The latest Starling lives entirely alone, a Boo Radley–ish creature who was damned first by his pretentious name (Alistair or Alfred, no one can ever agree which), second by his haircut (unkempt enough to imply unfortunate politics, when last seen), and third by the dark rumor that his parents died strangely, and strangely young.4
But the heir to Starling House doesn’t look like a rich recluse or a murderer; he looks like an underfed crow wearing a button-up that doesn’t quite fit, his shoulders hunched against the seams. His face is all hard angles and sullen bones split by a beak of a nose, and his hair is a tattered wing an inch shy of becoming a mullet. His eyes are clawing into mine.
I become aware that I’m staring back at him from a feral crouch, like a possum caught raiding the motel dumpsters. I wasn’t doing anything illegal, but I don’t have a fantastic explanation for why I’m standing at the end of his driveway just after dusk, and there’s a fifty-fifty chance he actually is a murderer, so I do what Mom did whenever she got herself in a tight spot, which was every day: I smile.
“Oh, I didn’t see you there!” I clutch my chest and give a girly little laugh. “I was just passing by and thought I’d take a closer look at these gates. They’re so fancy. Anyway, I didn’t mean to bother you, so I’ll head on my way.”

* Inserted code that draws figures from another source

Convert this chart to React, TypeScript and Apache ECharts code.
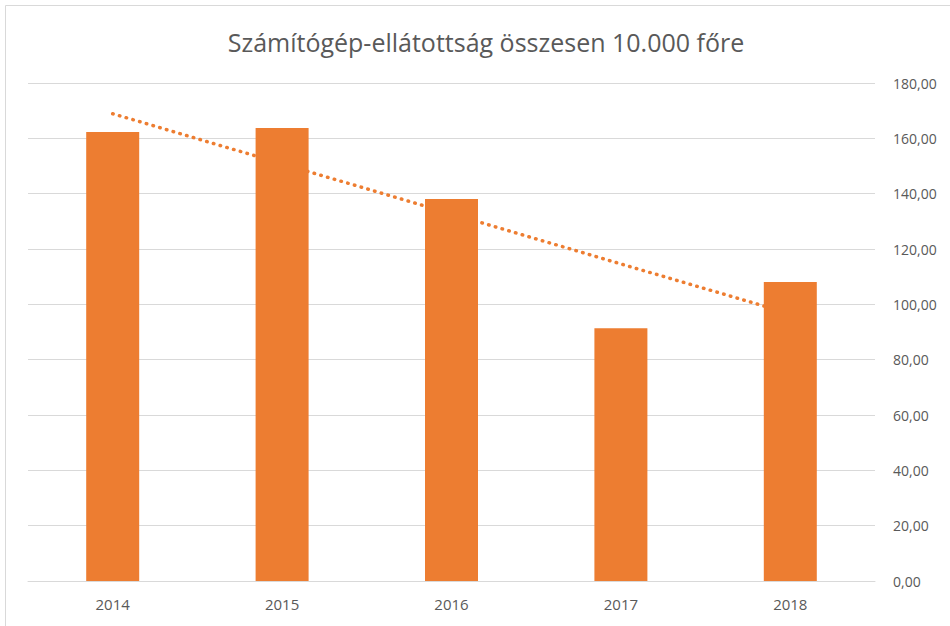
import React, { useEffect, useRef } from "react";
import * as echarts from "echarts";

const TITLE = "Számítógép-ellátottság összesen 10.000 főre";
const categories = ["2014", "2015", "2016", "2017", "2018"];
const barValues = [162.3, 163.7, 138.1, 91.4, 108.1];
const trendValues = [168.9, 150.8, 132.7, 114.6, 96.6];
const yTicks = { min: 0, max: 180, interval: 20 };

export default function App() {
  const ref = useRef<HTMLDivElement>(null);
  useEffect(() => {
    if (!ref.current) return;
    const chart = echarts.init(ref.current, undefined, { renderer: "svg" });
    chart.setOption({
      animation: false,
      backgroundColor: "#ffffff",
      title: {
        text: TITLE,
        left: 481,
        textAlign: "center",
        top: 24,
        textStyle: {
          fontFamily: "Open Sans",
          fontSize: 25,
          fontWeight: "normal",
          color: "#595959",
        },
      },
      graphic: [
        { type: "line", shape: { x1: 5.5, y1: 5.5, x2: 950, y2: 5.5 }, style: { stroke: "#d9d9d9", lineWidth: 1 } },
        { type: "line", shape: { x1: 5.5, y1: 5.5, x2: 5.5, y2: 626 }, style: { stroke: "#d9d9d9", lineWidth: 1 } },
      ],
      grid: { left: 28, right: 75, top: 83, bottom: 45, containLabel: false },
      xAxis: {
        type: "category",
        data: categories,
        axisLine: { lineStyle: { color: "#d9d9d9", width: 1 } },
        axisTick: { show: false },
        axisLabel: {
          margin: 15,
          fontFamily: "Open Sans",
          fontSize: 15,
          color: "#595959",
        },
      },
      yAxis: {
        type: "value",
        position: "right",
        min: yTicks.min,
        max: yTicks.max,
        interval: yTicks.interval,
        axisLine: { show: false },
        axisTick: { show: false },
        splitLine: { lineStyle: { color: "#d9d9d9", width: 1 } },
        axisLabel: {
          align: "left",
          margin: 18,
          fontFamily: "Open Sans",
          fontSize: 14,
          color: "#595959",
          formatter: (v: number) => v.toFixed(2).replace(".", ","),
        },
      },
      series: [
        {
          type: "line",
          data: trendValues,
          symbol: "none",
          z: 1,
          lineStyle: { color: "#ED7D31", width: 3.5, type: [0.5, 6.5], cap: "round" },
        },
        {
          type: "bar",
          data: barValues,
          barWidth: 53,
          z: 2,
          itemStyle: { color: "#ED7D31" },
        },
      ],
    });
    return () => chart.dispose();
  }, []);
  return <div ref={ref} style={{ position: "fixed", left: 0, top: 0, width: 950, height: 626 }} />;
}
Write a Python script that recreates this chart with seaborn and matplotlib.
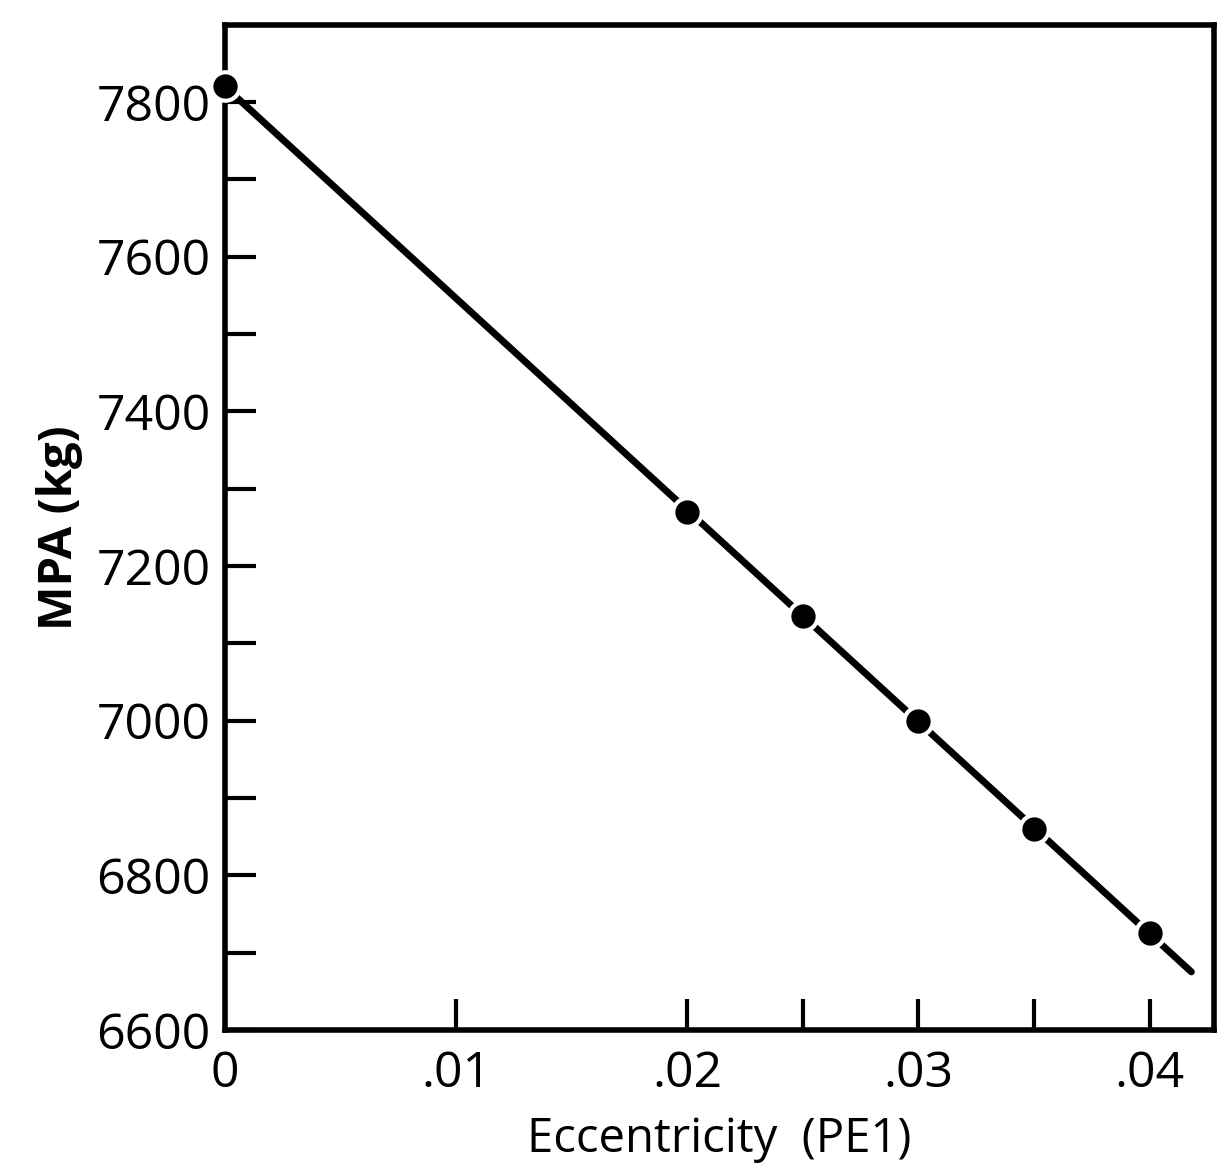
import numpy as np
import pandas as pd
import matplotlib
matplotlib.use("Agg")
import matplotlib.pyplot as plt
import seaborn as sns

# values
eccentricity = [0.0, 0.02, 0.025, 0.03, 0.035, 0.04]
mpa_kg = [7820, 7270, 7135, 7000, 6860, 6725]
# fitted line drawn through the points, running slightly past the last one
line_x = [0.0, 0.0418]
line_y = [7820, 6675]

x_ticks = [0.0, 0.01, 0.02, 0.025, 0.03, 0.035, 0.04]
x_labels = ["0", ".01", ".02", "", ".03", "", ".04"]
y_major = [6600, 6800, 7000, 7200, 7400, 7600, 7800]

sns.set_style("ticks")
plt.rcParams["font.family"] = ["Open Sans", "DejaVu Sans"]
plt.rcParams["text.color"] = "black"
plt.rcParams["axes.labelcolor"] = "black"
plt.rcParams["xtick.color"] = "black"
plt.rcParams["ytick.color"] = "black"

df_pts = pd.DataFrame({"ecc": eccentricity, "mpa": mpa_kg})
df_line = pd.DataFrame({"ecc": line_x, "mpa": line_y})

fig = plt.figure(figsize=(12.28, 11.69), dpi=100)
ax = fig.add_axes([0.183, 0.119, 0.806, 0.860])

sns.lineplot(data=df_line, x="ecc", y="mpa", ax=ax, color="black", linewidth=5,
             solid_capstyle="round")
sns.scatterplot(data=df_pts, x="ecc", y="mpa", ax=ax, color="black", s=420,
                edgecolor="white", linewidth=3, zorder=5, clip_on=False)

ax.set_xlim(0, 0.0428)
ax.set_ylim(6600, 7900)

ax.set_xticks(x_ticks)
ax.set_xticklabels(x_labels)
ax.set_yticks(y_major)
ax.set_yticks(np.arange(6700, 7900, 200), minor=True)

ax.tick_params(axis="both", which="both", direction="in", length=22, width=3,
               labelsize=36, pad=10, colors="black")
ax.tick_params(axis="x", pad=14)

for s in ax.spines.values():
    s.set_linewidth(4)
    s.set_color("black")

ax.set_xlabel("Eccentricity  (PE1)", fontsize=34, labelpad=12)
ax.set_ylabel("MPA (kg)", fontsize=34, fontweight="bold", labelpad=10)

fig.savefig("out.png", dpi=100, facecolor="white")
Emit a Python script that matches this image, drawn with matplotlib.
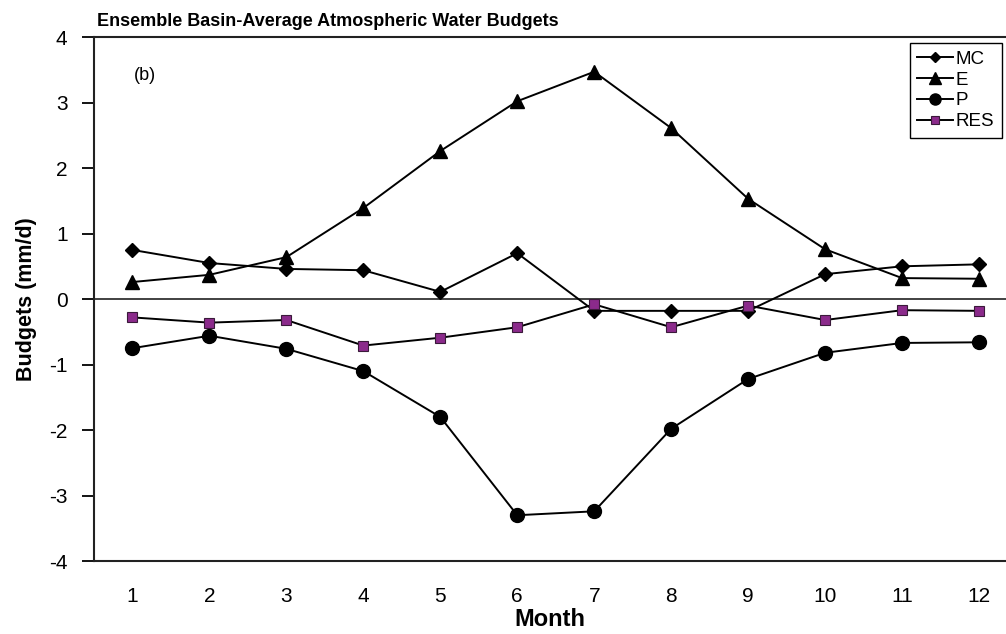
import matplotlib
matplotlib.use("Agg")
import matplotlib.pyplot as plt

plt.rcParams['font.family'] = ['Liberation Sans', 'DejaVu Sans']
plt.rcParams['axes.unicode_minus'] = False

months = [1, 2, 3, 4, 5, 6, 7, 8, 9, 10, 11, 12]
mc = [0.75, 0.55, 0.46, 0.44, 0.11, 0.70, -0.18, -0.18, -0.18, 0.38, 0.50, 0.53]
e = [0.26, 0.37, 0.64, 1.39, 2.26, 3.02, 3.47, 2.61, 1.53, 0.76, 0.32, 0.31]
p = [-0.75, -0.56, -0.76, -1.10, -1.80, -3.30, -3.24, -1.98, -1.22, -0.82, -0.67, -0.66]
res = [-0.28, -0.36, -0.32, -0.71, -0.59, -0.43, -0.08, -0.43, -0.10, -0.32, -0.17, -0.18]

fig = plt.figure(figsize=(10.06, 6.34), dpi=100)
ax = fig.add_axes([0.0934, 0.115, 0.9066, 0.8266])

ax.plot(months, mc, color='black', lw=1.4, marker='D', ms=6.8, label='MC')
ax.plot(months, e, color='black', lw=1.4, marker='^', ms=10, label='E')
ax.plot(months, p, color='black', lw=1.4, marker='o', ms=10, label='P')
ax.plot(months, res, color='black', lw=1.4, marker='s', ms=7,
        mfc='#8B2A8B', mec='#3a1a3a', mew=0.8, label='RES')
ax.axhline(0, color='#333333', lw=1.3, zorder=1)

ax.set_xlim(0.5, 12.35)
ax.set_ylim(-4, 4)
ax.set_xticks(months)
ax.set_yticks(range(-4, 5))
ax.tick_params(axis='x', length=0, labelsize=15, pad=19)
ax.tick_params(axis='y', length=9, width=1.3, labelsize=15, pad=10)

ax.spines['right'].set_visible(False)
for s in ('left', 'bottom', 'top'):
    ax.spines[s].set_linewidth(1.5)
    ax.spines[s].set_color('#222222')

ax.set_xlabel('Month', fontsize=17, fontweight='bold', labelpad=1)
ax.set_ylabel('Budgets (mm/d)', fontsize=15.5, fontweight='bold', labelpad=9)
ax.text(0.003, 1.014, 'Ensemble Basin-Average Atmospheric Water Budgets',
        transform=ax.transAxes, fontsize=13, fontweight='bold', ha='left', va='bottom')
ax.text(1.02, 3.42, '(b)', fontsize=13, va='center', ha='left')

leg = ax.legend(loc='upper right', bbox_to_anchor=(0.9956, 0.9885), borderaxespad=0,
                fontsize=13.5, handlelength=1.9, handletextpad=0.15, borderpad=0.4,
                labelspacing=0.2, fancybox=False, edgecolor='black', framealpha=1,
                markerscale=0.8)
leg.get_frame().set_linewidth(1.0)

fig.savefig('out.png', dpi=100)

The heir to Starling House doesn’t smile back. He doesn’t look like he’s ever smiled at anything, actually, or ever will, as if he were carved from bitter stone rather than born in the usual way. His eyes move to my left hand, where the blood has soaked through the wadded sleeve to drip dramatically from my fingertips. “Oh, shit.” I make an abortive effort to shove the hand into my pocket, which hurts. “I mean, that’s nothing. I tripped earlier, see, and—”
He moves so quickly I barely have time to gasp. His hand darts through the gate and catches mine, and I know I should snatch it back—when you grow up on your own from the age of fifteen you learn not to let strange men grab ahold of any part of you—but there’s an enormous padlock between us and his skin is so warm and mine is so damn cold. He turns my hand palm up in his and I hear a low hiss of breath.
I lift one shoulder. “It’s fine.” It’s not fine: my hand is gummy mess of red, the flesh gaping in a way that makes me think superglue and peroxide might be insufficient. “My brother will patch me up. He’s waiting for me, by the way, so I really should get going.”
He doesn’t let go. I don’t pull away. His thumb hovers over the jagged line of the cut, not-quite-touching it, and I realize abruptly that his fingers are trembling, shaking around mine. Maybe he’s one of those people who faint at the sight of blood, or maybe eccentric recluses aren’t accustomed to young women bleeding all over their front gates.